PMG : Dans le monde entier, le premier goulot d’étranglement n’est pas dans la distribution des traitements, mais dans le dépistage et dans l’accès aux tests. On a tous été formatés sur le fait que le VIH est terrible, qu’il faut prendre des précautions sur les tests, sur les conditions de délivrance du diagnostic, et donc on a mis des consultations de counselling. Aujourd’hui, tout est immobile. Il faut ouvrir ce dispositif, rendre le test facile et accessible. Il faut, de ce point de vue, en finir avec l’"exceptionnalisme" du sida. Et changer radicalement l’accès au dépistage, grâce à ces tests rapides. La fille de 16 ans qui se fait un test de grossesse, c’est aussi un drame si elle s’aperçoit qu’elle est enceinte. Pourquoi ne pas rendre ce test largement accessible ? On met en avant le risque d’un suicide si l’on apprend ce résultat seul chez soi. Je n’y crois pas. Et on empêche une gestion personnelle de la santé qui est une donnée nouvelle.

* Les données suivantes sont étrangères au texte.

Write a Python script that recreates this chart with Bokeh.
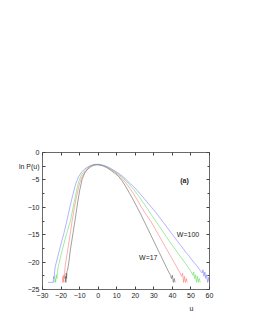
from bokeh.plotting import figure
from bokeh.models import Range1d, LinearAxis, FixedTicker, Label, Title
from bokeh.embed import file_html
from bokeh.resources import INLINE

# W=17 (black)
u_black = [-17.8, -17.6, -17.4, -17.2, -17.0, -16.8, -16.5, -15.8, -15.0, -13.5, -12.3, -11.0, -10.0, -8.6, -7.0,
           -5.5, -4.0, -2.5, -1.0, 0.0, 1, 3, 5, 7, 9, 11, 13, 15, 17, 19, 21, 23, 25, 27, 29, 31, 33, 35, 37,
           38, 39, 39.5, 40, 40.5, 41, 41.5]
lp_black = [-23.7, -22.6, -23.7, -22.0, -23.0, -21.6, -21.5, -20.0, -17.8, -14.6, -12.0, -9.0, -7.0, -4.8, -3.6,
            -3.0, -2.6, -2.35, -2.25, -2.25, -2.3, -2.5, -2.85, -3.3, -3.8, -4.35, -5.2, -6.3, -7.5, -8.7, -10.0,
            -11.3, -12.7, -14.1, -15.5, -16.9, -18.3, -19.7, -21.1, -21.8, -22.4, -23.0, -22.4, -23.7, -23.0, -23.7]

# red
u_red = [-19.2, -19.0, -18.8, -18.5, -18.2, -18.0, -17.7, -16.5, -15.2, -14.0, -12.8, -11.5, -10.0, -8.5, -7.0,
         -5.5, -4.0, -2.5, -1.0, 0.0, 1, 3, 5, 7, 9, 11, 13, 15, 17, 19, 21, 23, 25, 27, 29, 31, 33, 35, 37, 39,
         41, 43, 44, 45, 45.5, 46, 46.5, 47, 47.5, 48]
lp_red = [-23.7, -22.6, -23.7, -22.3, -23.0, -21.4, -20.5, -18.0, -15.2, -12.4, -10.0, -7.8, -5.6, -4.3, -3.5,
          -2.9, -2.55, -2.3, -2.2, -2.2, -2.25, -2.45, -2.75, -3.15, -3.6, -4.1, -4.8, -5.6, -6.5, -7.5, -8.6,
          -9.8, -10.9, -11.9, -12.9, -14.1, -15.3, -16.5, -17.7, -18.9, -20.1, -21.3, -21.9, -22.6, -22.0,
          -23.7, -22.6, -23.7, -23.0, -23.7]

# green
u_green = [-23.5, -23.2, -22.9, -22.6, -22.2, -21.9, -21.3, -19.2, -17.0, -14.9, -13.5, -12.0, -10.5, -9.0,
           -7.5, -6.0, -4.5, -3.0, -1.5, 0.0, 1, 3, 5, 7, 9, 11, 13, 15, 17, 19, 21, 23, 25, 27, 29, 31, 33, 35,
           37, 39, 41, 43, 45, 47, 49, 50, 51, 51.5, 52, 52.5, 53, 53.5, 54, 54.5, 55]
lp_green = [-23.7, -23.0, -23.7, -22.3, -23.0, -21.6, -20.5, -17.6, -14.8, -12.4, -10.0, -7.5, -5.3, -4.1,
            -3.4, -2.9, -2.55, -2.3, -2.2, -2.2, -2.25, -2.4, -2.7, -3.05, -3.45, -3.95, -4.5, -5.2, -5.9, -6.7,
            -7.6, -8.5, -9.5, -10.5, -11.5, -12.5, -13.5, -14.5, -15.5, -16.5, -17.4, -18.4, -19.3, -20.2,
            -21.2, -21.7, -22.4, -21.8, -23.0, -22.3, -23.7, -22.6, -23.7, -23.0, -23.7]

# W=100 (blue)
u_blue = [-27.0, -25.0, -24.2, -24.0, -23.7, -23.5, -23.1, -22.5, -20.5, -18.5, -16.8, -15.2, -13.5, -12.0,
          -10.5, -9.0, -7.5, -6.0, -4.5, -3.0, -1.5, 0.0, 1, 3, 5, 7, 9, 11, 13, 15, 17, 19, 21, 23, 25, 27, 29,
          31, 33, 35, 37, 39, 41, 43, 45, 47, 49, 51, 53, 55, 56, 56.5, 57, 57.5, 58, 58.5, 59, 59.5, 60]
lp_blue = [-23.7, -23.7, -23.7, -22.6, -23.0, -21.8, -20.8, -20.0, -17.3, -14.8, -12.4, -9.9, -7.5, -5.6,
           -4.4, -3.6, -3.1, -2.7, -2.45, -2.25, -2.15, -2.15, -2.2, -2.35, -2.6, -2.95, -3.35, -3.8, -4.3,
           -4.9, -5.6, -6.2, -6.9, -7.7, -8.5, -9.3, -10.1, -10.9, -11.8, -12.7, -13.6, -14.5, -15.4, -16.3,
           -17.2, -18.1, -18.9, -19.8, -20.6, -21.5, -22.0, -21.4, -22.6, -21.8, -23.0, -22.3, -23.7, -22.8, -23.7]

x_ticks = [-30, -20, -10, 0, 10, 20, 30, 40, 50, 60]
y_ticks = [-25, -20, -15, -10, -5, 0]
y_minor = [-22.5, -17.5, -12.5, -7.5, -2.5]
y_label_pos = -2.5
y_label = "ln P(u)"
x_label = "u"

FONT = "Liberation Sans"
TICK_COLOR = "#444444"

p = figure(width=245, height=319, output_backend="svg", toolbar_location=None,
           x_range=Range1d(-30, 60), y_range=Range1d(-25, 0),
           min_border_left=42, min_border_right=36, min_border_top=152, min_border_bottom=30)
p.outline_line_color = None
p.grid.visible = False
p.background_fill_color = "white"
p.border_fill_color = "white"

def style_axis(ax, show_labels):
    ax.axis_line_color = TICK_COLOR
    ax.axis_line_width = 0.8
    ax.major_tick_in = 3
    ax.major_tick_out = 0
    ax.minor_tick_in = 2
    ax.minor_tick_out = 0
    ax.major_tick_line_color = TICK_COLOR
    ax.minor_tick_line_color = TICK_COLOR
    ax.major_label_text_font = FONT
    ax.major_label_text_font_size = "7px"
    ax.major_label_text_color = "#222222" if show_labels else None
    ax.major_label_standoff = 3

p.xaxis.ticker = FixedTicker(ticks=x_ticks)
p.yaxis.ticker = FixedTicker(ticks=y_ticks + [y_label_pos],
                             minor_ticks=[t for t in y_minor if t != y_label_pos])
style_axis(p.xaxis[0], True)
style_axis(p.yaxis[0], True)
p.xaxis.minor_tick_line_color = None
p.yaxis.major_label_overrides = {y_label_pos: y_label}

top = LinearAxis(ticker=FixedTicker(ticks=x_ticks))
style_axis(top, False)
top.minor_tick_line_color = None
top.major_label_text_font_size = "0px"
p.add_layout(top, "above")

right = LinearAxis(ticker=FixedTicker(ticks=y_ticks, minor_ticks=y_minor))
style_axis(right, False)
right.major_label_text_font_size = "0px"
p.add_layout(right, "right")

p.add_layout(Title(text=x_label, align="right", offset=16, text_font=FONT,
                   text_font_size="7px", text_font_style="normal", text_color="#222222",
                   standoff=4), "below")

p.line(u_black, lp_black, line_color="#555555", line_width=0.7, line_alpha=0.8)
p.line(u_red, lp_red, line_color="#ff7070", line_width=0.7, line_alpha=0.8)
p.line(u_green, lp_green, line_color="#55dd55", line_width=0.7, line_alpha=0.8)
p.line(u_blue, lp_blue, line_color="#7777ff", line_width=0.7, line_alpha=0.8)

def lab(x, y, text, align="center", bold=False):
    p.add_layout(Label(x=x, y=y, text=text, text_font=FONT, text_font_size="7px",
                       text_color="#222222", text_align=align, text_baseline="middle",
                       text_font_style="bold" if bold else "normal"))

lab(46.5, -5.1, "(a)", bold=True)
lab(48.4, -15.05, "W=100")
lab(27.0, -19.2, "W=17")

open("out.html", "w").write(file_html(p, INLINE))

DL : Tout à fait d’accord. On a besoin d’un nouveau leadership. Les associations ont montré qu’elles étaient incapables de s’entendre autour d’une table pour faire du lobbying. On sait très bien qu’il y a une nouvelle génération de militants. Il faut qu’elle émerge. La rupture est aussi là.
PMG : Et peut-être aussi une nouvelle génération de médecins. Depuis 25 ans, ce sont les mêmes. Entre nous, il n’y a plus beaucoup de réflexion, on est enfermés dans les dogmes. Et les conflits du passé. On a été un modèle, on ne l’est plus.